Guaranteed energy-savings agreement.

The commissioner may enter into a guaranteed energy-savings agreement with a qualified provider if:

(1) the qualified provider is selected through a competitive process in accordance with the guaranteed energy-savings program guidelines within the Department of Administration;

(2) the qualified provider agrees to submit an engineering report prior to the execution of the guaranteed energy-savings agreement. The cost of the engineering report may be considered as part of the implementation costs if the commissioner enters into a guaranteed energy-savings agreement with the provider;

(3) the term of the guaranteed energy-savings agreement shall not exceed 25 years from the date of final installation;

(4) the commissioner finds that the amount the state would spend, less the amount contributed for capital cost avoidance, on the utility cost-savings measures recommended in the engineering report will not exceed the amount to be saved in utility operation and maintenance costs over 25 years from the date of implementation of utility cost-savings measures;

(5) the qualified provider provides a written guarantee that the annual utility, operation, and maintenance cost savings during the term of the guaranteed energy-savings agreement will meet or exceed the annual payments due under the project financing.
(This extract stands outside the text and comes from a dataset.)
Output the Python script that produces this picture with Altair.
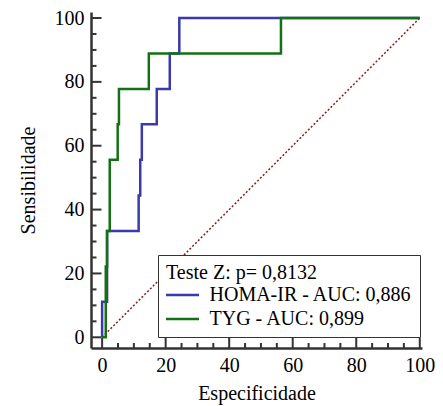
import altair as alt
import pandas as pd

# ROC curve vertices (1 - specificity, sensitivity)
homa_x = [0, 0, 1.56, 1.56, 11.5, 11.5, 12.0, 12.0, 12.5, 12.5, 17.2, 17.2, 21.3, 21.3, 24.3, 24.3, 100]
homa_y = [0, 11.1, 11.1, 33.3, 33.3, 44.4, 44.4, 55.6, 55.6, 66.7, 66.7, 77.8, 77.8, 88.9, 88.9, 100, 100]
tyg_x = [0, 1.15, 1.15, 1.56, 1.56, 2.4, 2.4, 4.9, 4.9, 5.3, 5.3, 14.7, 14.7, 56.3, 56.3, 100]
tyg_y = [0, 0, 22.2, 22.2, 33.3, 33.3, 55.6, 55.6, 66.7, 66.7, 77.8, 77.8, 88.9, 88.9, 100, 100]
series_names = ["HOMA-IR - AUC: 0,886", "TYG - AUC: 0,899"]
series_colors = ["#3a3aad", "#157015"]
legend_title = "Teste Z: p= 0,8132"

diag_x = [0, 100]
diag_y = [0, 100]

major_ticks = [0, 20, 40, 60, 80, 100]
minor_ticks = [5, 10, 15, 25, 30, 35, 45, 50, 55, 65, 70, 75, 85, 90, 95]

FONT = "Liberation Serif"
AX = "#333333"
W, H = 331, 336

rows = []
for i, (x, y) in enumerate(zip(homa_x, homa_y)):
    rows.append({"x": x, "y": y, "s": series_names[0], "i": i})
for i, (x, y) in enumerate(zip(tyg_x, tyg_y)):
    rows.append({"x": x, "y": y, "s": series_names[1], "i": i})
curves = pd.DataFrame(rows)
diag = pd.DataFrame({"x": diag_x, "y": diag_y})
majors = pd.DataFrame({"v": major_ticks})
minors = pd.DataFrame({"v": minor_ticks})

xs = alt.Scale(domain=[-3.5, 100.7], nice=False, zero=False)
ys = alt.Scale(domain=[-3.35, 101.88], nice=False, zero=False)

xaxis = alt.Axis(values=major_ticks, ticks=False, tickSize=0, labelPadding=7, titlePadding=8,
                 domainColor=AX, domainWidth=2.5, grid=False, labelFlush=False,
                 title="Especificidade")
yaxis = alt.Axis(values=major_ticks, ticks=False, tickSize=0, labelPadding=7, titlePadding=16,
                 domainColor=AX, domainWidth=2.5, grid=False, labelFlush=False,
                 title="Sensibilidade")

diag_layer = alt.Chart(diag).mark_line(color="#8b1a1a", strokeWidth=1.5, strokeDash=[2, 2]).encode(
    x=alt.X("x:Q", scale=xs, axis=xaxis),
    y=alt.Y("y:Q", scale=ys, axis=yaxis),
)

curve_layer = alt.Chart(curves).mark_line(strokeWidth=2.5).encode(
    x=alt.X("x:Q", scale=xs, axis=xaxis),
    y=alt.Y("y:Q", scale=ys, axis=yaxis),
    order=alt.Order("i:Q"),
    color=alt.Color(
        "s:N",
        scale=alt.Scale(domain=series_names, range=series_colors),
        legend=alt.Legend(
            title=legend_title,
            orient="none", legendX=67, legendY=243,
            symbolType="M-2.75,0H2.75", symbolSize=144, symbolStrokeWidth=2.5,
            symbolOffset=6.5, labelOffset=17,
            padding=8, titlePadding=2, rowPadding=4,
            strokeColor=AX, fillColor="white", cornerRadius=0,
            labelFont=FONT, labelFontSize=20, labelColor="black", labelLimit=400,
            titleFont=FONT, titleFontSize=20, titleFontWeight="normal", titleColor="black",
            titleLimit=400,
        ),
    ),
)

ytick_major = alt.Chart(majors).mark_rule(color=AX, strokeWidth=2).encode(
    y=alt.Y("v:Q", scale=ys, axis=yaxis), x=alt.value(0), x2=alt.value(10.5))
ytick_minor = alt.Chart(minors).mark_rule(color=AX, strokeWidth=2).encode(
    y=alt.Y("v:Q", scale=ys, axis=yaxis), x=alt.value(0), x2=alt.value(5.5))
xtick_major = alt.Chart(majors).mark_rule(color=AX, strokeWidth=2).encode(
    x=alt.X("v:Q", scale=xs, axis=xaxis), y=alt.value(H), y2=alt.value(H - 10))
xtick_minor = alt.Chart(minors).mark_rule(color=AX, strokeWidth=2).encode(
    x=alt.X("v:Q", scale=xs, axis=xaxis), y=alt.value(H), y2=alt.value(H - 5))

chart = alt.layer(
    diag_layer, curve_layer, ytick_major, ytick_minor, xtick_major, xtick_minor
).properties(
    width=W, height=H,
    autosize=alt.AutoSizeParams(type="none"),
    padding={"left": 83, "top": 4, "right": 13, "bottom": 58},
).configure_view(stroke=None).configure_axis(
    labelFont=FONT, labelFontSize=20, labelColor="black",
    titleFont=FONT, titleFontSize=20, titleFontWeight="normal", titleColor="black",
)

chart.save("out.html", embed_options={"renderer": "svg", "actions": False})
The qualified provider shall reimburse the state for any shortfall of guaranteed utility, operation, and maintenance cost savings; and

(6) the qualified provider gives a sufficient bond in accordance with section 574.26 to the commissioner for the faithful implementation and installation of the utility cost-savings measures.

Subd. 3.

Project financing.

The commissioner may enter into project financing with any party for the implementation of utility cost-savings measures in accordance with the guaranteed energy-savings agreement. The term of the project financing shall not exceed 25 years from the date of final installation. The project financing is assignable in accordance with terms approved by the commissioner of management and budget.

Subd. 4.

Use of capital cost avoidance.

The affected state agency may contribute funds for capital cost avoidance for guaranteed energy-savings agreements. Use of capital cost avoidance is subject to the guaranteed energy-savings program guidelines within the Department of Administration.

Subd. 5.

Independent report.

For each guaranteed energy-savings agreement entered into, the commissioner of administration shall contract with an independent third party to evaluate the cost-effectiveness of each utility cost-savings measure implemented to ensure that such measures were the least-cost measures available. For the purposes of this section, "independent third party" means an entity not affiliated with the qualified provider, that is not involved in creating or providing conservation project services to that provider, and that has expertise (or access to expertise) in energy-savings practices.